While it would have been almost impossible to attain this target, EV 2030 would still have taken the country much further in terms of e-technology then we currently are
"I am going to do it, whether you like it or not. I will bulldoze. Petrol diesel banaane walon kaa band-baajaa bajaanaa hai."
On September 7, 2017, these words from the Road Transport Minister Shri Nitin Gadkari at the SIAM conference took the automotive industry by storm. Especially because this statement came after Minister of State for Power and Renewable Energy Shri Piyush Goyal's statement that India will produce and sell only electric vehicles by 2030, ruling out even hybrid vehicles.
There were a lot of doubts about how a developing country like ours, which is still working towards providing electricity to all of its citizens, can gear up for an all-electric fleet of cars. Similar doubts came from high ranking officials of carmakers who had invested in petrol/diesel technology or were working towards hybrid powertrains. But now, the government has revised its stand and this time, with a penned reply in the Lok Sabha.
“There are, at present, no plans under consideration of the Department of Heavy Industry to make all vehicles in the country powered by electricity by 2030,” said Babul Supriyo, Minister of State for Heavy Industries and Public Enterprises. Shree Nitin Gadkari too gave a statement that “There is no need for any policy now.”
While this might come as a relief for the automotive industry, it might not be the best thing for the people. Because while there are a number of reasons why the all-electric deadline was immature, it did something very important - get the ball rolling. And since you know all the reasons why this deadline could not have worked, here are a few which show why this wake-up call was necessary.
First, keeping the harsh words aside, let's focus on why the government was so pushy on getting EVs by 2030. India has been struggling to make strides in automotive technology. Yes, it is one of the largest automotive markets and growing at a rapid pace, but even today it is dominated by the technologies and products of foreign manufacturers. And while there are carmakers like Tata and Mahindra who now have started to get a grip on the market, the majority sales are still accounted by Maruti Suzuki and Hyundai. And in the big car or luxury car market, there are no Indian carmakers at all.

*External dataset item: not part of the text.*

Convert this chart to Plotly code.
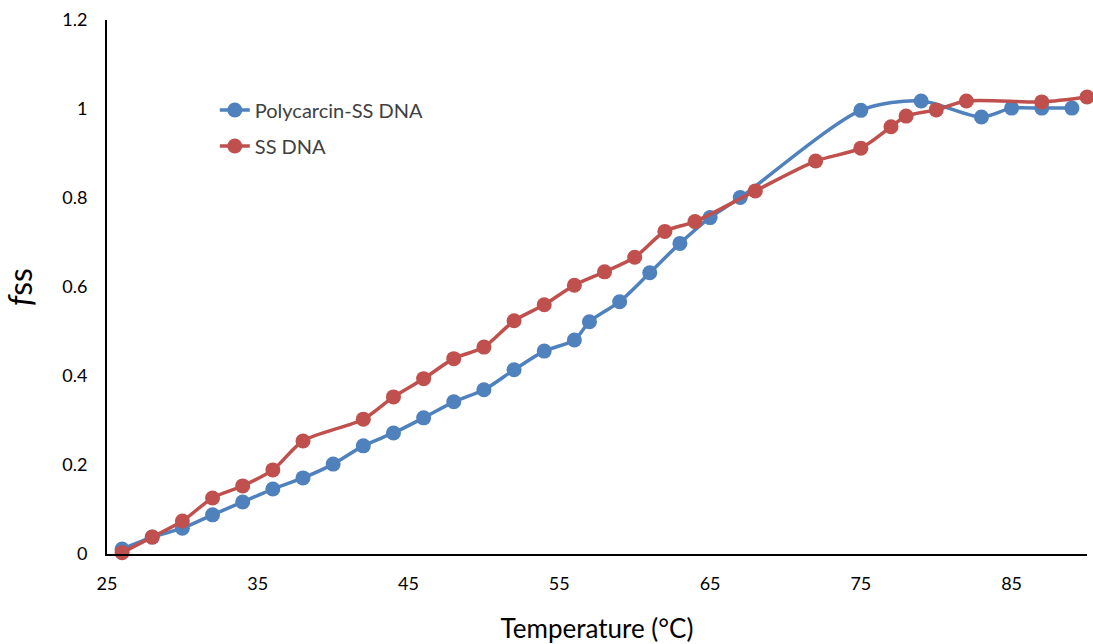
import plotly.graph_objects as go

# Temperature (°C) and fraction single-stranded for each sample
temp_poly = [26, 28, 30, 32, 34, 36, 38, 40, 42, 44, 46, 48, 50, 52, 54, 56, 57,
             59, 61, 63, 65, 67, 75, 79, 83, 85, 87, 89]
fss_poly = [0.011, 0.038, 0.058, 0.088, 0.117, 0.146, 0.171, 0.202, 0.243, 0.272,
            0.306, 0.342, 0.369, 0.414, 0.456, 0.481, 0.522, 0.567, 0.632, 0.698,
            0.756, 0.801, 0.997, 1.018, 0.982, 1.002, 1.002, 1.002]

temp_ss = [26, 28, 30, 32, 34, 36, 38, 42, 44, 46, 48, 50, 52, 54, 56, 58, 60,
           62, 64, 68, 72, 75, 77, 78, 80, 82, 87, 90]
fss_ss = [0.003, 0.038, 0.074, 0.126, 0.153, 0.189, 0.254, 0.303, 0.353, 0.394,
          0.439, 0.465, 0.524, 0.560, 0.604, 0.634, 0.667, 0.725, 0.747, 0.816,
          0.883, 0.912, 0.960, 0.984, 0.998, 1.018, 1.016, 1.027]

x_ticks = [25, 35, 45, 55, 65, 75, 85]
y_ticks = [0, 0.2, 0.4, 0.6, 0.8, 1.0, 1.2]
y_tick_text = ["0", "0.2", "0.4", "0.6", "0.8", "1", "1.2"]

BLUE = "#4F81BD"
RED = "#C0504D"
FONT = "Lato"

fig = go.Figure()
fig.add_trace(go.Scatter(
    x=temp_poly, y=fss_poly, name="Polycarcin-SS DNA", mode="lines+markers",
    legendgroup="poly",
    line=dict(color=BLUE, width=3.5, shape="spline", smoothing=0.8),
    marker=dict(color=BLUE, size=15),
))
fig.add_trace(go.Scatter(
    x=temp_ss, y=fss_ss, name="SS DNA", mode="lines+markers",
    legendgroup="ss",
    line=dict(color=RED, width=3.5, shape="spline", smoothing=0.8),
    marker=dict(color=RED, size=15),
    cliponaxis=False,
))

fig.update_layout(
    width=1093, height=644,
    margin=dict(l=107, r=6, t=20, b=90),
    paper_bgcolor="white", plot_bgcolor="white",
    font=dict(family=FONT, color="#000000", size=18),
    showlegend=True,
    legend=dict(
        x=0.11, y=0.868, xanchor="left", yanchor="top",
        bgcolor="rgba(0,0,0,0)",
        font=dict(size=20, color="#404040", family=FONT),
        tracegroupgap=7,
    ),
    xaxis=dict(
        range=[25, 90], tickvals=x_ticks, showgrid=False, zeroline=False,
        showline=True, linecolor="black", linewidth=2, automargin=False,
        ticks="", ticklabelstandoff=12,
        tickfont=dict(family=FONT, size=18, color="#000000"),
        title=dict(text="Temperature (°C)",
                   font=dict(family=FONT, size=26, color="#000000"), standoff=28),
    ),
    yaxis=dict(
        range=[0, 1.2], tickvals=y_ticks, ticktext=y_tick_text,
        showgrid=False, zeroline=False, automargin=False,
        showline=True, linecolor="black", linewidth=2,
        ticks="", ticklabelstandoff=14,
        tickfont=dict(family=FONT, size=18, color="#000000"),
        title=dict(text="<i>f</i>ss",
                   font=dict(family=FONT, size=32, color="#000000"), standoff=20),
    ),
)

fig.write_html("out.html")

If you have been following the changing trends in the automotive industry you would know that the future of mobility is electric. If not all-electric, but surely a balance tipping towards the motors. But in India, there was hardly any action or development which hinted towards electrification. Heck, taking advantage of the FAME subsidy, manufacturers dealt us puny mild hybrids in place of actual ones, while electric vehicles were not even on the cards.
With a strong and an almost unreal push towards e-mobility, the Government wanted to ensure that we, if we do not become the leaders in electric vehicle technology, should not be lacking behind either. And that is one of the reasons why there were no subsidies given towards foreign imports of electric cars or tech. Also, because a subsidy on hybrids could have again resulted in more mild technologies coming in, it would have only pushed an inevitable shift towards electric further into the future.
And this is not something which is immature or unreal. Yes, it would still have been almost impossible to produce and sell only electric cars by 2030, but there would have been a lot of Indian startups or carmakers making and dominating the EV market. And that aside, since the verbal all-electric deadline was given, we have seen a lot of changes happening. The Suzuki-Toyota JV to make and sell electric cars in India by 2020, Suzuki-Toshiba JV to manufacture lithium-ion battery packs in Gujarat, Hyundai gearing up to launch electric vehicles and not hybrids, and Maruti-Suzuki to introduce hybrid vehicles and more.
Peak demand deficit - Maharashtra
Now comes the question of having the required infrastructure and a clear policy roadmap towards electrification. While the latter was completely absent, the former was being worked upon to help provide for e-mobility, as we found out in the iTEC India 2017 conference. With the deadline gone and the Government working towards making a foolproof policy, we hope these issues, including hybrid vehicles, will be well accounted for. And though not all, we as buyers have at least some practical EVoptions to choose from by 2030.